29 killed in village attack, Boko Haram suspected


MAIDUGURI, Nigeria — Suspected militants from Boko Haram group shot dead 29 farm workers as they tilled their fields in remote northeast Nigeria, a police source said on Thursday, amid a mounting insurgency increasingly targeting civilians.
The attackers destroyed most of the village of Chukku Nguddoa and wounded another 10 people on Wednesday, said the police source in Borno state, the heart the revolt that is piling political pressure on the government.
Boko Haram, which grabbed world headlines last month by kidnapping more than 200 schoolgirls further north in Borno, has stepped up its five-year-old campaign to carve an Islamic state out of the religiously mixed oil producer.

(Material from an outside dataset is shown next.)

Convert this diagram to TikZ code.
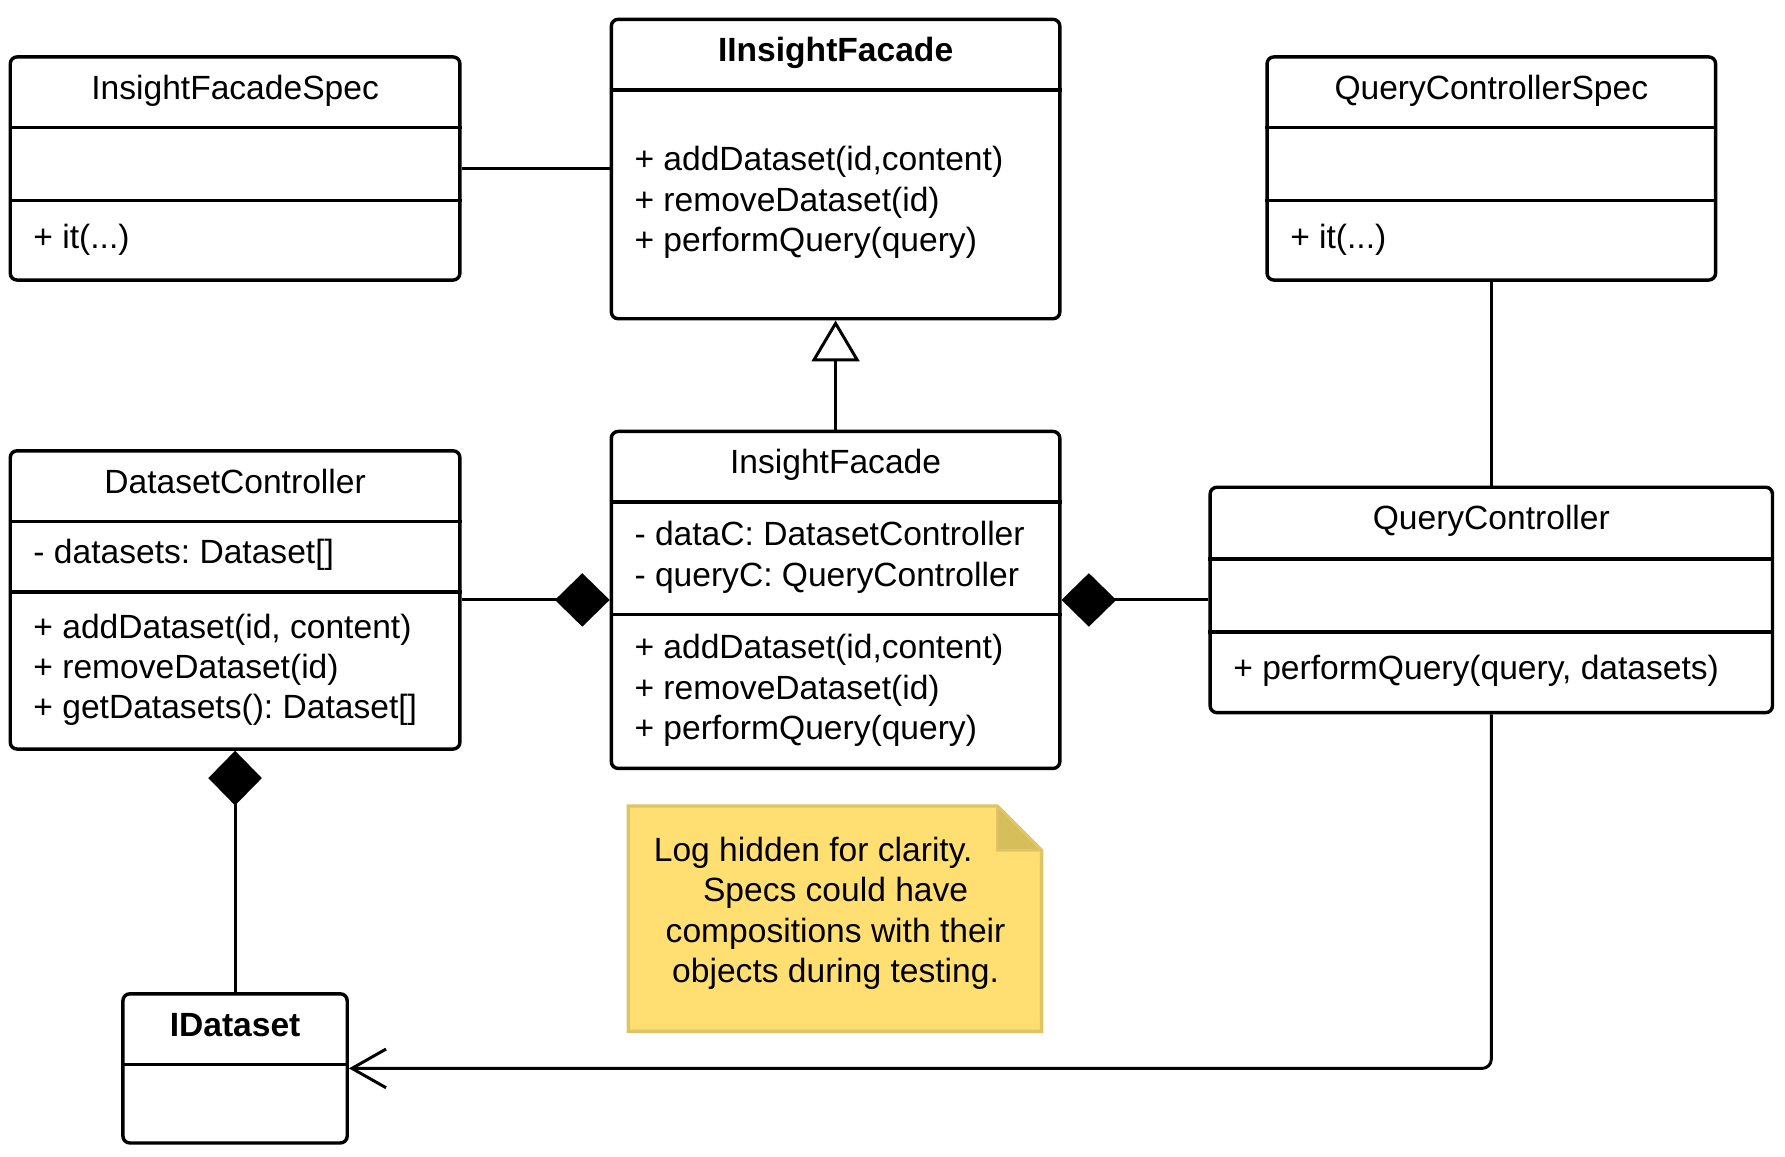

Bomb attacks are growing more sophisticated, including two on the capital Abuja last month, and massacres of villagers in the area where Boko Haram is based are an almost daily occurrence.
Boko Haram initially attacked mostly security forces, government officials and sometimes Islamic clerics who spoke out against it.
But when President Goodluck Jonathan ordered a military offensive a year ago to flush them out, civilians formed vigilante groups to help out - and themselves became targets.
The mounting killings of civilians, and the government's apparent inability to halt them, have triggered widespread anger.
Nigerian teachers went on strike and staged rallies nationwide on Thursday in protest against the girls' kidnappings, as well as the killing of 173 teachers by the insurgents over the years.
A group of protesters in the capital Abuja tried to march up to the Presidential Villa but were prevented by a row of police.